Kuskovo was worth all the aggravation, as it is very much like a Russian Versailles. Because of the winter weather its formal gardens weren't open, but they had a two story palace made of wood that was plastered and painted to resemble stone, an Orangery with a beautiful collection of ceramic exhibits, and a “Grotto” pavilion, which inside looks like a gigantic collage covered with shells, porcelain, sand, and stucco.







The closing ceremony had champagne, but no food. I had a nice talk with Jorge Biblioni, my opponent from Round 9, and we agreed to go out to dinner together.

We ate at the Ice House, a restaurant less than 200 feet away from the entrance to Delta hotel. Jorge was a great guy - he was going to visit St. Petersburg after the tournament for the next 5 days. He was a lawyer from Mar del Plata, and knew Bobby Fischer when he visited Argentina in the early 1970’s. He greatly admired Fischer’s chess skill, and much more forgiving of Fischer’s personality than I was. We also discussed the lives of professional chess players in the United States and Argentina, and what rates they charged for lessons (in Argentina, Bent Larsen by far charged the highest). The restaurant was deserted, and Jorge struck up a conversation with the owner. Over shots of walnut and cranberry liqueur we discussed Putin and the upcoming presidential elections, until both Jorge and I had to return to the hotel in order to pack.

FEBRUARY 23 – GOING HOME

My last nerve-wracking experience in Moscow was trying to find out where the bus for the airport left from the hotel. The organizers, true to form, had posted the bus numbers and their times of departure, but didn’t say which hotel they would be leaving from, the Delta or the Gamma. The people at both hotels’ service desks didn’t have a clue, and none of the other Americans were there (I met them later at the terminal having learned that they had taken taxis instead), which only added to my anxiety.

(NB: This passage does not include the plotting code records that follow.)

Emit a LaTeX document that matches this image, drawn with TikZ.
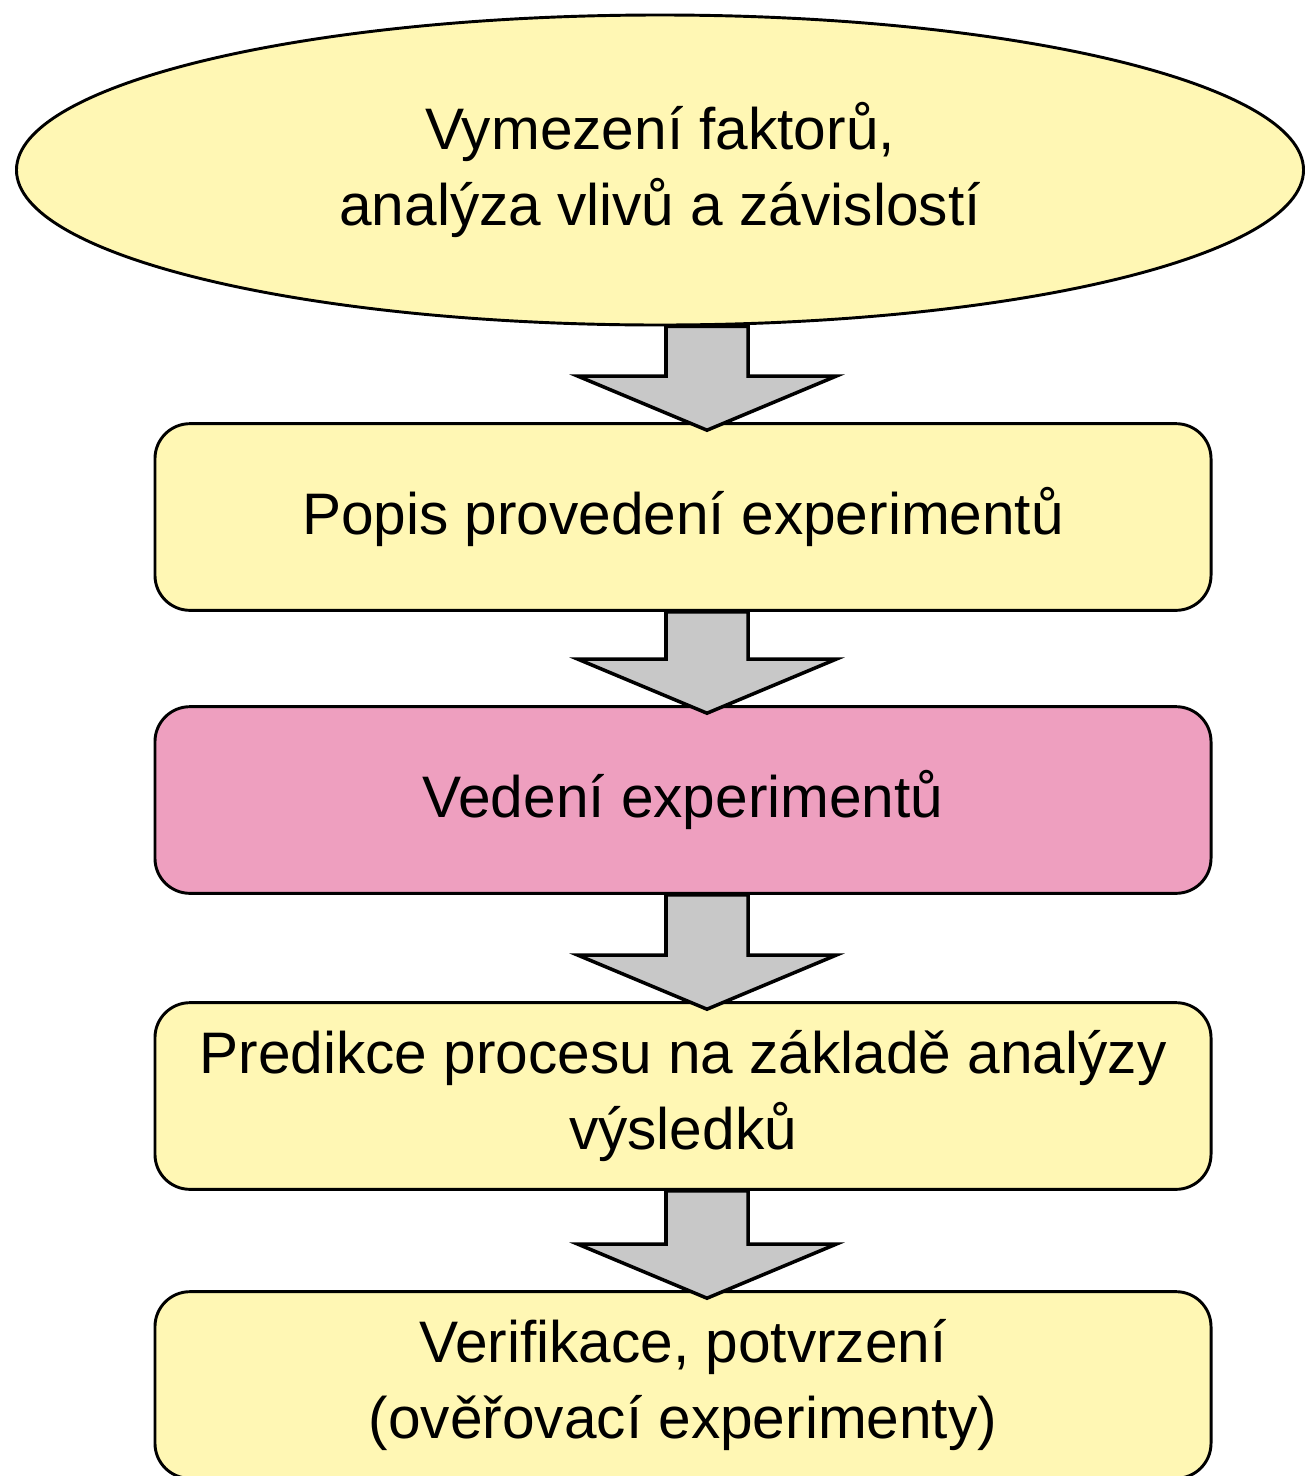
\documentclass[tikz,border=0pt]{standalone}
\usepackage{fontspec}
\setmainfont{Liberation Sans}
\usetikzlibrary{shapes.geometric,calc}

\definecolor{krokzluta}{HTML}{FFF7B4}
\definecolor{krokruzova}{HTML}{EE9FBF}
\definecolor{sipkaseda}{HTML}{C8C8C8}

% blokova sipka mezi dvema kroky
\newcommand{\blocksipka}[2]{%
  \draw[sipka] ($(#1.south -| ax)+(-41,0)$) -- ($(#2.north -| ax)+(-41,-46)$)
    -- ($(#2.north -| ax)+(-129,-46)$) -- ($(#2.north -| ax)+(0,8)$)
    -- ($(#2.north -| ax)+(129,-46)$) -- ($(#2.north -| ax)+(41,-46)$)
    -- ($(#1.south -| ax)+(41,0)$) -- cycle;}

\begin{document}
\begin{tikzpicture}[x=0.03cm,y=-0.03cm,
  every node/.style={font=\fontsize{50}{65}\selectfont,align=center,line width=2.5pt,draw=black},
  krok/.style={rectangle,rounded corners=1.05cm,fill=krokzluta,minimum width=31.68cm,minimum height=5.6cm,inner sep=0pt},
  sipka/.style={fill=sipkaseda,draw=black,line width=3pt,line join=miter}]
  \useasboundingbox (0,0) rectangle (1304,1476);

  \node[ellipse,fill=krokzluta,minimum width=38.61cm,minimum height=9.3cm,inner sep=0pt] (vymezeni) at (660,170)
    {Vymezení faktorů,\\analýza vlivů a závislostí};
  \node[krok] (popis) at (683,517) {Popis provedení experimentů};
  \node[krok,fill=krokruzova] (vedeni) at (683,800) {Vedení experimentů};
  \node[krok] (predikce) at (683,1096) {Predikce procesu na základě analýzy\\výsledků};
  \node[krok] (verifikace) at (683,1385) {Verifikace, potvrzení\\(ověřovací experimenty)};

  \coordinate (ax) at (707,0);
  \blocksipka{vymezeni}{popis}
  \blocksipka{popis}{vedeni}
  \blocksipka{vedeni}{predikce}
  \blocksipka{predikce}{verifikace}
\end{tikzpicture}
\end{document}
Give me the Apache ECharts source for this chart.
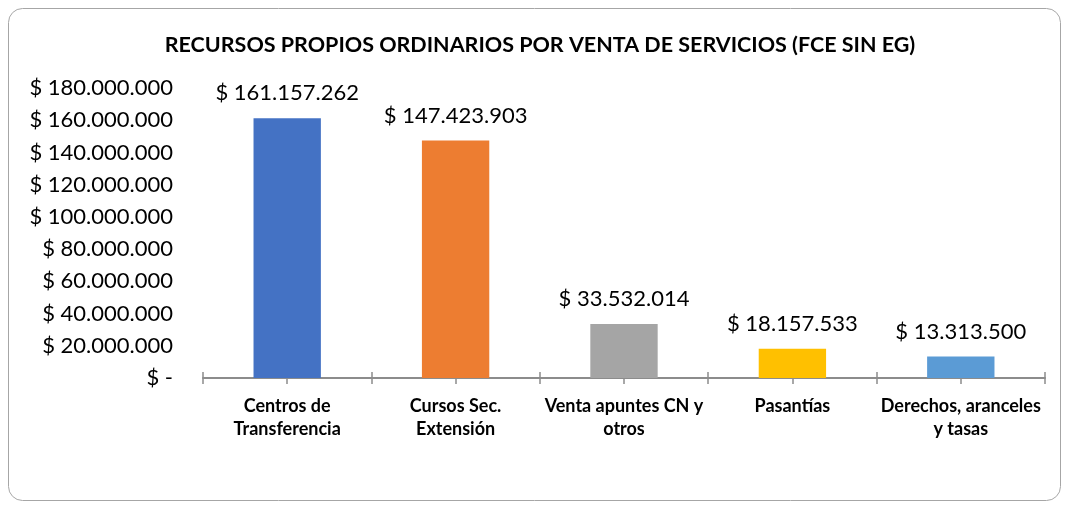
<!DOCTYPE html>
<html>
<head>
<meta charset="utf-8">
<script src="https://cdn.jsdelivr.net/npm/echarts@6/dist/echarts.min.js"></script>
<style>
  html, body { margin: 0; padding: 0; background: #fff; }
  #chart { width: 1066px; height: 505px; }
</style>
</head>
<body>
<div id="chart"></div>
<script>
// categorias y montos
const categories = [
  'Centros de\nTransferencia',
  'Cursos Sec.\nExtensión',
  'Venta apuntes CN y\notros',
  'Pasantías',
  'Derechos, aranceles\ny tasas'
]
const values = [161157262, 147423903, 33532014, 18157533, 13313500]
const barColors = ['#4472C4', '#ED7D31', '#A5A5A5', '#FFC000', '#5B9BD5']
const yTicks = [0, 20000000, 40000000, 60000000, 80000000, 100000000, 120000000, 140000000, 160000000, 180000000]

const font = 'Lato, "Open Sans", sans-serif'

// formato $ 1.234.567
function money(v) {
  if (v === 0) return '$ -'
  return '$ ' + String(Math.round(v)).replace(/\B(?=(\d{3})+(?!\d))/g, '.')
}

const chart = echarts.init(document.getElementById('chart'))

const tickStyle = { color: '#8c8c8c', width: 1.5 }
const baseAxis = {
  type: 'category',
  data: categories,
  position: 'bottom',
  axisLine: { show: false },
  axisLabel: { show: false },
  splitLine: { show: false }
}

chart.setOption({
  animation: false,
  graphic: [{
    type: 'rect',
    shape: { x: 8.5, y: 8.5, width: 1052, height: 492, r: 14 },
    style: { fill: 'none', stroke: '#a6a6a6', lineWidth: 1 },
    silent: true
  }, {
    type: 'text',
    x: 540,
    y: 45,
    style: {
      text: 'RECURSOS PROPIOS ORDINARIOS POR VENTA DE SERVICIOS (FCE SIN EG)',
      font: 'bold 21.5px ' + font,
      fill: '#000',
      align: 'center',
      verticalAlign: 'middle'
    },
    silent: true
  }],
  grid: { left: 203, right: 21, top: 88, bottom: 127 },
  xAxis: [
    {
      type: 'category',
      data: categories,
      axisLine: { show: true, lineStyle: { color: '#8c8c8c', width: 2 } },
      axisTick: { show: true, length: 6, lineStyle: tickStyle },
      axisLabel: {
        interval: 0,
        margin: 17,
        fontFamily: font,
        fontWeight: 'bold',
        fontSize: 18,
        lineHeight: 23,
        color: '#000'
      }
    },
    // parte interior de las marcas mayores
    Object.assign({}, baseAxis, {
      axisTick: { show: true, inside: true, length: 6, lineStyle: tickStyle }
    }),
    // marcas al centro de cada categoria
    Object.assign({}, baseAxis, {
      axisTick: { show: true, alignWithLabel: true, length: 6, lineStyle: tickStyle }
    })
  ],
  yAxis: {
    type: 'value',
    min: 0,
    max: 180000000,
    interval: 20000000,
    axisLine: { show: false },
    axisTick: { show: false },
    splitLine: { show: false },
    axisLabel: {
      margin: 30,
      fontFamily: font,
      fontSize: 22,
      color: '#000',
      formatter: v => money(v)
    }
  },
  series: [{
    type: 'bar',
    barWidth: '40%',
    data: values.map((v, i) => ({ value: v, itemStyle: { color: barColors[i] } })),
    label: {
      show: true,
      position: 'top',
      distance: 14,
      fontFamily: font,
      fontSize: 22,
      color: '#000',
      formatter: p => money(p.value)
    }
  }]
})
</script>
</body>
</html>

Eventually I guessed that the bus would be leaving from the same hotel it had the arrived, the Delta, and met a couple of German players outside the lobby who were trying to find the bus as well. A van pulled up without any signs on its windows, and we had to proactively ask if he was going to the airport. The driver gestured yes, and it was only when we were seated inside the van for 10 minutes did an organizer (the same one who met me at the airport) show up to cross my name off a list. Only then did I know I was going home.

Have I mentioned how much I hate buses?

IF YOU GO

Prepare hard, and arrive warmed up and ready to go, because the players here will light you up like a Christmas tree. In terms of real strength, add about 100 points to their FIDE ratings to get some idea how strong they’d be in the United States. Most of the organizers and players speak a little English, but a little Russian here goes a long way.

I’ve said it many times to many people, and I’ll say it again: every chessplayer who wants to improve should have his or her head smashed in every 18 months. Such tournaments always make me want to be a better chessplayer. I was OK in the openings, but was repeatedly outplayed in the middlegame. The only way for me to get better in this phase of the game is to practice more, I guess.

Also, try to keep a sense of humor if your results go really south, and explore as much as Moscow as you can. Despite the radical cultural differences, this city has stuff worth seeing that is in the same league as London, Paris, and Rome, and is much more difficult to visit affordably without a package such as Aeroflot’s. It’s a bracing alternative to the US Amateur Team Championships in Parsippany.